• **Aim of the task**
Leave the pictures out. Retype exactly the lines below from the one containing "Write a Python" through the one containing "tick_labels = months[::5]", and no others.

• **Data excerpts**

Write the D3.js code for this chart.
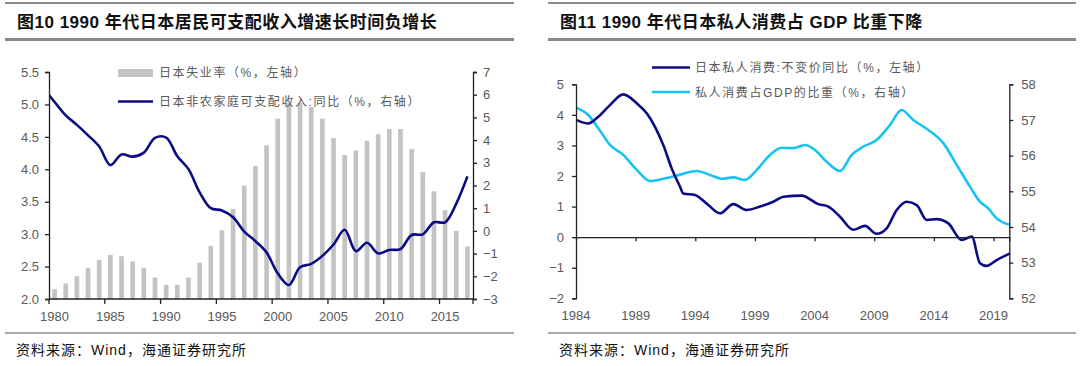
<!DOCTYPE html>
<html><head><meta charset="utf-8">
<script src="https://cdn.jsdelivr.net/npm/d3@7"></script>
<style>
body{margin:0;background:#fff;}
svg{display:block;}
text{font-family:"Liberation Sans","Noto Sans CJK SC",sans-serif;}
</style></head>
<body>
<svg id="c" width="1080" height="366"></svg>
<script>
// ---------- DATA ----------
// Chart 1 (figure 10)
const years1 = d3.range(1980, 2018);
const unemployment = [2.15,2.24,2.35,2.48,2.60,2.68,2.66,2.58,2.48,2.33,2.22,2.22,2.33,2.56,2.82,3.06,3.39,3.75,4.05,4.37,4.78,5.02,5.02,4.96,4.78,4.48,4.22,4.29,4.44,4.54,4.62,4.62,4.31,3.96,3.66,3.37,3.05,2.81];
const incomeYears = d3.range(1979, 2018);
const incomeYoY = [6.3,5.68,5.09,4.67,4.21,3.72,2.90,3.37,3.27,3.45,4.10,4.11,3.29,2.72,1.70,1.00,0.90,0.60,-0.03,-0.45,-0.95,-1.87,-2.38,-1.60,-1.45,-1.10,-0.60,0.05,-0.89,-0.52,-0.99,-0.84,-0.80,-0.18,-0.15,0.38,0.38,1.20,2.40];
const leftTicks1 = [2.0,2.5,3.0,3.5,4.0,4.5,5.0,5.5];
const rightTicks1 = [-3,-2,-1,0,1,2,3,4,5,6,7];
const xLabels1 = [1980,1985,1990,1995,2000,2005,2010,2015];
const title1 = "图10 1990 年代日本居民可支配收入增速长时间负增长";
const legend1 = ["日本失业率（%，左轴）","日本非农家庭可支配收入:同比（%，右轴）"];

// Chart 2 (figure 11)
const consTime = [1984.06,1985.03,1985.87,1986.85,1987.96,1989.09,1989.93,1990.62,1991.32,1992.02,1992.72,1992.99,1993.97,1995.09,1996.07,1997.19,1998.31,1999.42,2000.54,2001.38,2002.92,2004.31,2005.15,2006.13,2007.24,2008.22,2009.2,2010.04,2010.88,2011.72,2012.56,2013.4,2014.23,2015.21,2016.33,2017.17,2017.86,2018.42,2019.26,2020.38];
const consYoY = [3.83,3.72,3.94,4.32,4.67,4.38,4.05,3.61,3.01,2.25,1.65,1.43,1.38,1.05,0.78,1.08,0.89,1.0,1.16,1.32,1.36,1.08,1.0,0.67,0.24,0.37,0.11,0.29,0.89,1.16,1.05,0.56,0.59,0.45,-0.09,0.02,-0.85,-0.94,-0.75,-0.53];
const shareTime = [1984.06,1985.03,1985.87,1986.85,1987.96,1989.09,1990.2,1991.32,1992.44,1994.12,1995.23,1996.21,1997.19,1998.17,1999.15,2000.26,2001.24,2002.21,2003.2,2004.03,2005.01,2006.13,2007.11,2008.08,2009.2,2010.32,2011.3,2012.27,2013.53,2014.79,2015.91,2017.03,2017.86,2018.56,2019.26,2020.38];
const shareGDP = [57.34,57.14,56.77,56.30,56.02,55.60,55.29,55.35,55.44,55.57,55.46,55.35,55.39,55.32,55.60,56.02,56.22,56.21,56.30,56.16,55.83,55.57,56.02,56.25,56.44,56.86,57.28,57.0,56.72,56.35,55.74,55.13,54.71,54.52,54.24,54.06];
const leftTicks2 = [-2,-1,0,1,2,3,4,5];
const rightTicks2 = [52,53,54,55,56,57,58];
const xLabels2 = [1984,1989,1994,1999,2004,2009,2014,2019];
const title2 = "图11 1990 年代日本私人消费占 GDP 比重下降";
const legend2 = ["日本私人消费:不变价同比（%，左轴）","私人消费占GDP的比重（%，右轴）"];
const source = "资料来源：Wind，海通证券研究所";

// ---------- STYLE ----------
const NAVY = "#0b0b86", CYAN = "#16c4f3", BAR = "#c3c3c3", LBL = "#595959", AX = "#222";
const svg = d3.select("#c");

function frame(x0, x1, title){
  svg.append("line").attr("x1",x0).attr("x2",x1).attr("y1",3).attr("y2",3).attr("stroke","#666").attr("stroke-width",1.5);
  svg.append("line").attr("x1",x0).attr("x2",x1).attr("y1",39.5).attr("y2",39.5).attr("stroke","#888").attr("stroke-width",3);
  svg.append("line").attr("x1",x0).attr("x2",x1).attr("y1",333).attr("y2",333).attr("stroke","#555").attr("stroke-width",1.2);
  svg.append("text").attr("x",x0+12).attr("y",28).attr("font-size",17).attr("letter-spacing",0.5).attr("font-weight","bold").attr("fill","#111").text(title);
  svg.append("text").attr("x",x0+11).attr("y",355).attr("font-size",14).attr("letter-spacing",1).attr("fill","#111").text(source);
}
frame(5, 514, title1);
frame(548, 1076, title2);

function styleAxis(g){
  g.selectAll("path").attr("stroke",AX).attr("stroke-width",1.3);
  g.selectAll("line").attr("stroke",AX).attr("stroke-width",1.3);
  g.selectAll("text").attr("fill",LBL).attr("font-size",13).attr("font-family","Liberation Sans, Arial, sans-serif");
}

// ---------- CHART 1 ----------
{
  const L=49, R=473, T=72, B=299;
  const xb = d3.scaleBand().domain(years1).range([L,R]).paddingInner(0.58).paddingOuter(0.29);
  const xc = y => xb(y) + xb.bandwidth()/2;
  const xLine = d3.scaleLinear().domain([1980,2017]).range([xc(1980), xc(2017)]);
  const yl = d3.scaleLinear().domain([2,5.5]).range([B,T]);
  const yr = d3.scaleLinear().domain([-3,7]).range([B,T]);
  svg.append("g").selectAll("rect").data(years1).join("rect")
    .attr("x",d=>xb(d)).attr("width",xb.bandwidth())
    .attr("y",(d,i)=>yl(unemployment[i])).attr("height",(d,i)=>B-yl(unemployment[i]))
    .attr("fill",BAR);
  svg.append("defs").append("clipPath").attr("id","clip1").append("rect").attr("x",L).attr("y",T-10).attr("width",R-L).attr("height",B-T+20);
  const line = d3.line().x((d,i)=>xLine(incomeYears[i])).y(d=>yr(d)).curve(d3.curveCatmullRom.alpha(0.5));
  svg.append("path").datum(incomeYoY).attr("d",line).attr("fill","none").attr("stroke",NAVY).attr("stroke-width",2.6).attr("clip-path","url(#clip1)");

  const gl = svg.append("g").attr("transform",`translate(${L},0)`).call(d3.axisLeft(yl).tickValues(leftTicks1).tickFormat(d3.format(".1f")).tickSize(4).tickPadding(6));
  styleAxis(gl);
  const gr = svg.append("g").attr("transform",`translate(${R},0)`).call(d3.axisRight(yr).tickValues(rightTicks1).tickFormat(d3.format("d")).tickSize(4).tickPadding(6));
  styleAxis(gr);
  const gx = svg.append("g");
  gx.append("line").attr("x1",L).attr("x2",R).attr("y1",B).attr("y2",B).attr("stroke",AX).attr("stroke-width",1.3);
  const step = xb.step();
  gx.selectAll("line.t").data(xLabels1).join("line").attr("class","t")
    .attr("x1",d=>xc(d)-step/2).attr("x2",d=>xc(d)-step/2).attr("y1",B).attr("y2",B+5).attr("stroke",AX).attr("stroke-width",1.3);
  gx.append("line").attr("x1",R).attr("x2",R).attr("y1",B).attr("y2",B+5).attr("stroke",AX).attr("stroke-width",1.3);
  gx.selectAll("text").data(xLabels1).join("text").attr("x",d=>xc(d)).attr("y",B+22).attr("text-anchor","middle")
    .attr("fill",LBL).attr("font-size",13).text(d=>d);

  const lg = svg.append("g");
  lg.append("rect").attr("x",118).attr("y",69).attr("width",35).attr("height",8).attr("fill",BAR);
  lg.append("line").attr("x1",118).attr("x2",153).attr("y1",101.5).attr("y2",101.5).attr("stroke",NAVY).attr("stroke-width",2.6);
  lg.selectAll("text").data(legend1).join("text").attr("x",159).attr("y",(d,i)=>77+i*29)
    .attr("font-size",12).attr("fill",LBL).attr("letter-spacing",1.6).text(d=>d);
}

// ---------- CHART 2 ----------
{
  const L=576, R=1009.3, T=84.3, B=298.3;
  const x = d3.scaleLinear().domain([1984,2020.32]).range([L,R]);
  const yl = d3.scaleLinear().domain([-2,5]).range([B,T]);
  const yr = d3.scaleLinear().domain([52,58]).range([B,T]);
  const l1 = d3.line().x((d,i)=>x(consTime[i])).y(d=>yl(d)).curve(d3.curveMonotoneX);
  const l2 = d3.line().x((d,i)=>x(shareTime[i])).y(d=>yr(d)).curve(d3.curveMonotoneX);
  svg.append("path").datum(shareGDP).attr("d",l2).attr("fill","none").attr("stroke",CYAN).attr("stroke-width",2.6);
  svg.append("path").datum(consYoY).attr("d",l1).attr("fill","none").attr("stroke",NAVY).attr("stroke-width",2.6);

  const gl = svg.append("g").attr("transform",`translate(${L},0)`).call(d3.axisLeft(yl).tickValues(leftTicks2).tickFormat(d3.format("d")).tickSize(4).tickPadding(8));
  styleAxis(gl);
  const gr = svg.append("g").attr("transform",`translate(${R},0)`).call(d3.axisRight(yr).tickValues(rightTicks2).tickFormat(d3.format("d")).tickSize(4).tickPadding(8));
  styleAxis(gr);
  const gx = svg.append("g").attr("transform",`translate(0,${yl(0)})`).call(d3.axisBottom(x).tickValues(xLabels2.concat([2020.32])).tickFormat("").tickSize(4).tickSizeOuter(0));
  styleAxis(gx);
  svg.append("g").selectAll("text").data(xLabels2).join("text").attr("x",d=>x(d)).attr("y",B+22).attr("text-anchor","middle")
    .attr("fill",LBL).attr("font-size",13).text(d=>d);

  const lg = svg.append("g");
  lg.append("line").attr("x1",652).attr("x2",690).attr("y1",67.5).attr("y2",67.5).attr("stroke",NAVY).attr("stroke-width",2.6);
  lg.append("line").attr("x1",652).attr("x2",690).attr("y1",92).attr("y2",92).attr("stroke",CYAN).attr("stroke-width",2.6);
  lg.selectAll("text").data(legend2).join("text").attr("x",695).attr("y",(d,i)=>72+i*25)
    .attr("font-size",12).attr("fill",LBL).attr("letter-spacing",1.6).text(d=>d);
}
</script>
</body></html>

* * *

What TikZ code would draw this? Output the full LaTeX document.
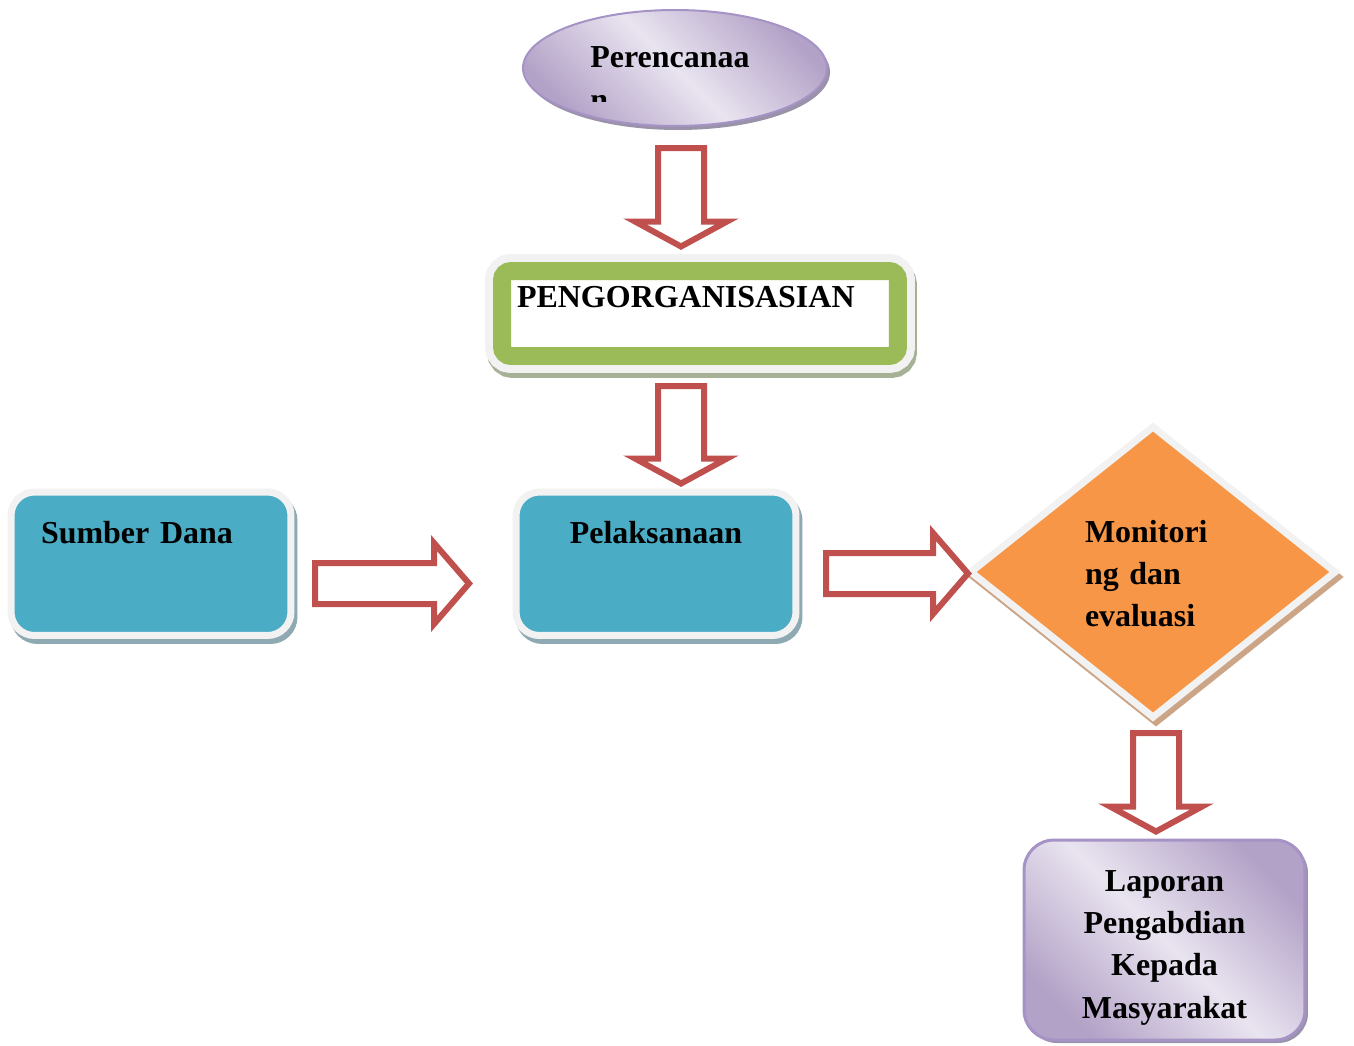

--

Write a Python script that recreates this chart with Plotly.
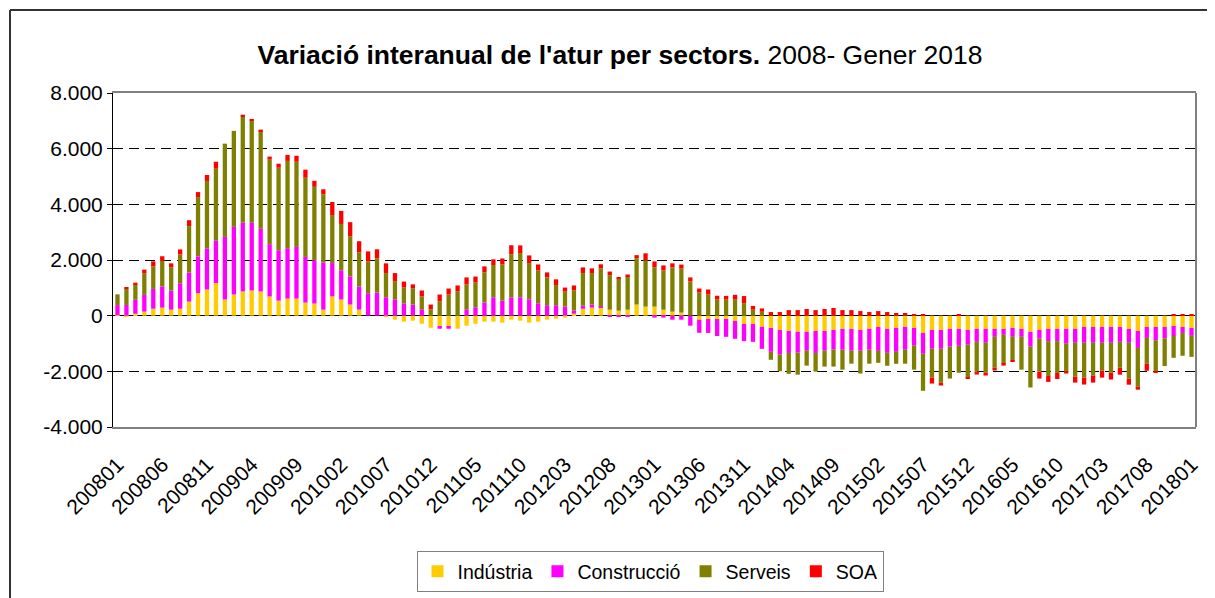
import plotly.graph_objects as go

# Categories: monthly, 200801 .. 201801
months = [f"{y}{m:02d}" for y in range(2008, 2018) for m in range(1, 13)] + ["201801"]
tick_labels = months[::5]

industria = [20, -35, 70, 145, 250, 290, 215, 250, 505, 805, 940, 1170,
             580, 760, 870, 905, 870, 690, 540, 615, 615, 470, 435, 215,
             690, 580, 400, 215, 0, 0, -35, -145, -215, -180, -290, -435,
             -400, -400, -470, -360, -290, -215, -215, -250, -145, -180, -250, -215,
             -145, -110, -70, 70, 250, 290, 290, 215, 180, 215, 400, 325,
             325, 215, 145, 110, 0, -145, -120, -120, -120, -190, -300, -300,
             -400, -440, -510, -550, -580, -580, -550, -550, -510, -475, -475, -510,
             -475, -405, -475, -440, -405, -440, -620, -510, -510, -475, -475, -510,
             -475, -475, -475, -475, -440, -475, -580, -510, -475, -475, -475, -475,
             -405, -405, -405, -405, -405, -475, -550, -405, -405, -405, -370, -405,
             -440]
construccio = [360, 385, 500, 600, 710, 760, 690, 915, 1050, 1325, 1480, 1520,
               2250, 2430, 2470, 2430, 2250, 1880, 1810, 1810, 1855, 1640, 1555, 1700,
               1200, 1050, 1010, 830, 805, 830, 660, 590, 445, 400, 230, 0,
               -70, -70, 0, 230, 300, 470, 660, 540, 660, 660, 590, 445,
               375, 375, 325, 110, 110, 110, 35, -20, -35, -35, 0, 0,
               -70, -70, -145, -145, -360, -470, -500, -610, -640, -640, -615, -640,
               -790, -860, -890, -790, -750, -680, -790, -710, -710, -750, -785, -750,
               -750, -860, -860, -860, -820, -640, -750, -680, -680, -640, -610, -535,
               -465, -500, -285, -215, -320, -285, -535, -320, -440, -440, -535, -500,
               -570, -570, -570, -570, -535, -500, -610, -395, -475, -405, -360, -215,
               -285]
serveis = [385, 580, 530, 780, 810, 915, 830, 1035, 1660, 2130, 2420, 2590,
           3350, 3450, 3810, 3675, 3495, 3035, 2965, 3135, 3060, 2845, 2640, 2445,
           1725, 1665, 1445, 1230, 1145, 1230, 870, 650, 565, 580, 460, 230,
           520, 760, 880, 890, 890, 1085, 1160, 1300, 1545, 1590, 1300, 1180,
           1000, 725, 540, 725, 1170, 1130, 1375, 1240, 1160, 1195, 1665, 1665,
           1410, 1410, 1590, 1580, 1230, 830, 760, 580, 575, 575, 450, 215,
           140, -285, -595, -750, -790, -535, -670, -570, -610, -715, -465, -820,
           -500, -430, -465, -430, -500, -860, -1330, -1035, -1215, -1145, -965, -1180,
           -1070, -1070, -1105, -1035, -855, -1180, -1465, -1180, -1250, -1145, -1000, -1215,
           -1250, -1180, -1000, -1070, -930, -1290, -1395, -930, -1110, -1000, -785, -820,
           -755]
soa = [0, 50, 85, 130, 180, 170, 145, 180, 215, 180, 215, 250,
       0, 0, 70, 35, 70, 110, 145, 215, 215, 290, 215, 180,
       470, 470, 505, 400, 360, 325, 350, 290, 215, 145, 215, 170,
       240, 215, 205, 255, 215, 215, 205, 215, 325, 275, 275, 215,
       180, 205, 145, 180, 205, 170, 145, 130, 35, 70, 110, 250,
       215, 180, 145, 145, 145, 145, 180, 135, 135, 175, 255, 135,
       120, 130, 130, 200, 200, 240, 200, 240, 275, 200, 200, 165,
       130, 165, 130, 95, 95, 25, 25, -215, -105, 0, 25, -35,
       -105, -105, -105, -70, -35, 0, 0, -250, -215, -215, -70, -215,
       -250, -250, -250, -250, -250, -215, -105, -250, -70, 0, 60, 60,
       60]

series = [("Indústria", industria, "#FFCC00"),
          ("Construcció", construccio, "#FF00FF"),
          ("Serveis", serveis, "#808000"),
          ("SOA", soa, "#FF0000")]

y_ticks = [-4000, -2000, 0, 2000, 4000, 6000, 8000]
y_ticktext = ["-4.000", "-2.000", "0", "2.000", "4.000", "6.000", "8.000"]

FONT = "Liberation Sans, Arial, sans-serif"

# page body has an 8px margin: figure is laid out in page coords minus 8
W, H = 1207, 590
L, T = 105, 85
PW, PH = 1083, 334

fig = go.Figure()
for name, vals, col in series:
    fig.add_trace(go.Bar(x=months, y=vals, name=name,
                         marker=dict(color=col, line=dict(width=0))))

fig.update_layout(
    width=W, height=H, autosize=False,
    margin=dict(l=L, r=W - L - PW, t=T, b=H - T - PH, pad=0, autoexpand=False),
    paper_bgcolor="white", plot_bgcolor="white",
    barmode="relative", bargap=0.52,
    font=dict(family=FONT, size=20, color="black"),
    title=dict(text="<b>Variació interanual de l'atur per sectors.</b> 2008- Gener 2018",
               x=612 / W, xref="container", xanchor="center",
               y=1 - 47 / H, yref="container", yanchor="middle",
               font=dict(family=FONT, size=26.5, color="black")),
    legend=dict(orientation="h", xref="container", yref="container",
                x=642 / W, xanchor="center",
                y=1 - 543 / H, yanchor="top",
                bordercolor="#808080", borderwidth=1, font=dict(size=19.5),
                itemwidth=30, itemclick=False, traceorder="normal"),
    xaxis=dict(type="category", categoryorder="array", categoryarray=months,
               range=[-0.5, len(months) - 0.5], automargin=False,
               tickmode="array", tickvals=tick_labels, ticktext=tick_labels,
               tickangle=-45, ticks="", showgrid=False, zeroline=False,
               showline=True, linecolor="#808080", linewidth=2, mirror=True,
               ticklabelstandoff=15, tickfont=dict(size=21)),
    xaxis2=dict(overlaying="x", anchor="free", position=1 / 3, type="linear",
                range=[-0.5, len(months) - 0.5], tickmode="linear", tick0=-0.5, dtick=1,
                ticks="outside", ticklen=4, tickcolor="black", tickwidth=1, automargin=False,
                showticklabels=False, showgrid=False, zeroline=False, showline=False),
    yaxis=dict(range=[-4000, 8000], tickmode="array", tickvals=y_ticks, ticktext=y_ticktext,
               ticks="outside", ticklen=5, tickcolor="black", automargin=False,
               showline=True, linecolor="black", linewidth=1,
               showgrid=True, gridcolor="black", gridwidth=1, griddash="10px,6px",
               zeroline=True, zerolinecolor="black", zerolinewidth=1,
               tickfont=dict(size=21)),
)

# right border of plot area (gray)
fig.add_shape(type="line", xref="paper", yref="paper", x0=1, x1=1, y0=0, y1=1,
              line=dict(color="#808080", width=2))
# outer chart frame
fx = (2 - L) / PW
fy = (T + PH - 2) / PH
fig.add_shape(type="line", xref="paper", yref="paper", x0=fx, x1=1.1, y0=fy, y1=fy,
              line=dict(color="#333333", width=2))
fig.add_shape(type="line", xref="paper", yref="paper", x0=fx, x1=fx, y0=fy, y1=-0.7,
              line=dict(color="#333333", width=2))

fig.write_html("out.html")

• **Response for this exercise**
Write a Python script that recreates this chart with Plotly.
import plotly.graph_objects as go

# Categories: monthly, 200801 .. 201801
months = [f"{y}{m:02d}" for y in range(2008, 2018) for m in range(1, 13)] + ["201801"]
tick_labels = months[::5]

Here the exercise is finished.